In my graduate school workshops, inserting Polyphemus into a literary story would likely—and astutely —have been decried as a gimmick. And I admit it: monsters are gimmicky. No doubt the monsters in my collection sprang from supremely dorky childhood interests—D’Aulaires’ Book of Greek Myths, for example, and epic computer games like King’s Quest—but, origin-stories aside, I most likely employed them because they offered a tired narrative a bit of fun.

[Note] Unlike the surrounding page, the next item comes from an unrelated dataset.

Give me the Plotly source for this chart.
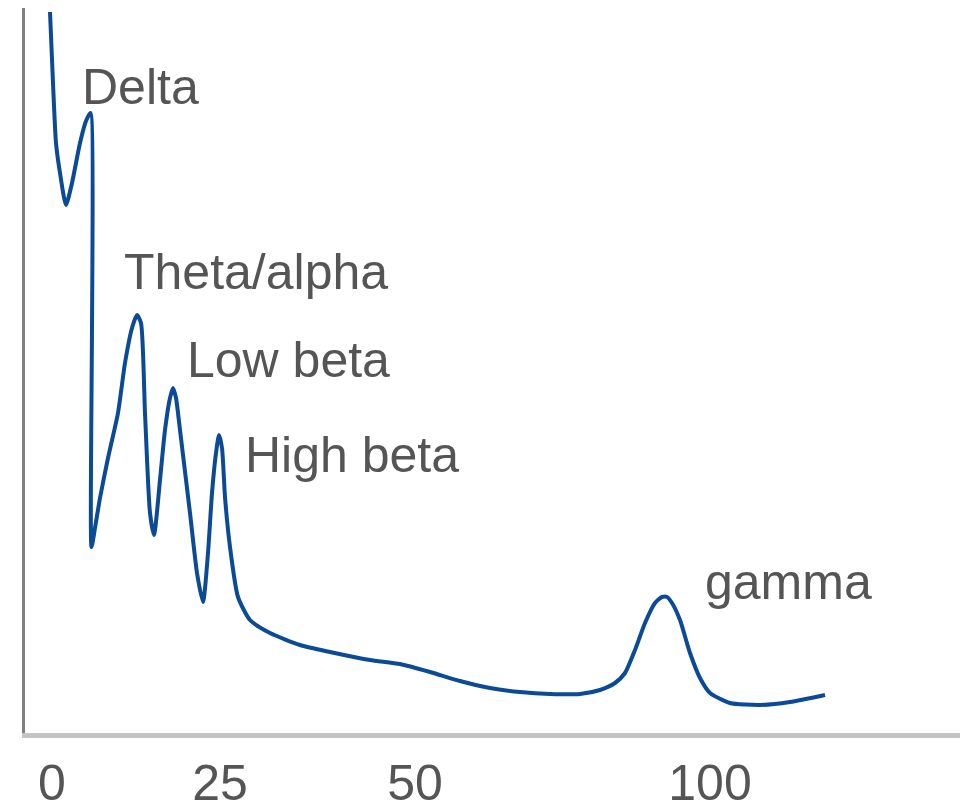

Some of my monsters are quite literal: a Cyclops working in a Seattle PR firm (“The McGugle Account”); a snake-haired playmate that turns a little boy to stone (“Brains and Beauty”). Most of the true monsters in the collection, however, are figurative: a teenage girl who would do anything for her new friend (“Sunshine and the Predator”); a mercilessly controlling wife (“The Chirp of the Cricket”). My collection is filled with regrets and misapprehensions and terrible, terrible mistakes. In many ways, these stories reflect my own desire to mature and forget and forgive. I am not one of those people who bellow absolute confidence, declaring she has no regrets in life. I believe almost anyone with a conscience carries within them one or two major regrets (and several more tiny ones) – the horrible way we treated a friend in seventh grade, perhaps, or that one awful act we committed when feeling insecure. Reading back on Favorite Monster, I can see my own fears and regrets surfacing, leviathans carefully obscured with a heavy fog of make-believe.
Amusingly, despite my dark subject matter, I have always found incredible joy while writing. There’s something about the complete dissolution of my conscious world that I find mysterious, thrilling, and yes, disturbing.
|Goya's Saturn Devouring His Son|
I don’t think these joys and disturbances are mutually exclusive. I’m reminded of the three trips I’ve taken to the Museo del Prado in Madrid – all at very different times in my life (two of them with my Aunt Eusebia, who was born and raised in Spain, and once with my friend Sarah, who I met while studying abroad). I always visited and revisited El Prado, in particular to admire the paintings of Francisco de Goya. Wandering through the museum’s front rooms, I would marvel at his light and airy paintings of the aristocracy, some of them filled with a summery innocence, a joining of hands in a pastel meadow, for example, expertly rendered…but how much more I loved The Black Paintings in the museum’s dim basement—paintings of violence and despair, of monsters and witches, of demonic goats, of a drowning dog. I descend my own staircase, I think, when I explore the multifarious rooms of my own museum of creation, from well-lit, pleasant front rooms to spine-tingling, shadowy basements. And unearthing any of it is both joyous and frightening. Perhaps joyous because it is frightening.
Two awesome examples of this combination of joy and fright are Etgar Keret’s Suddenly, a Knock on the Door and J. Robert Lennon’s Pieces for the Left Hand. These story collections are funny and dark, terrifying and amusing. And, as disturbing as these stories can be, you always get the sense from them that their authors enjoy writing. That joy is fantastically contagious.
Like any other person who attends a horror movie, shrieking with lusty agony at the final bloody scenes, or who buys a Stephen King novel, hoping it’s as freaky and demented as his last, I enjoy being a little scared. Writing allows us myriad emotions: joy, terror, frustration, satisfaction, whathaveyou. Just so long as it’s not boredom. Good grief, anything but that.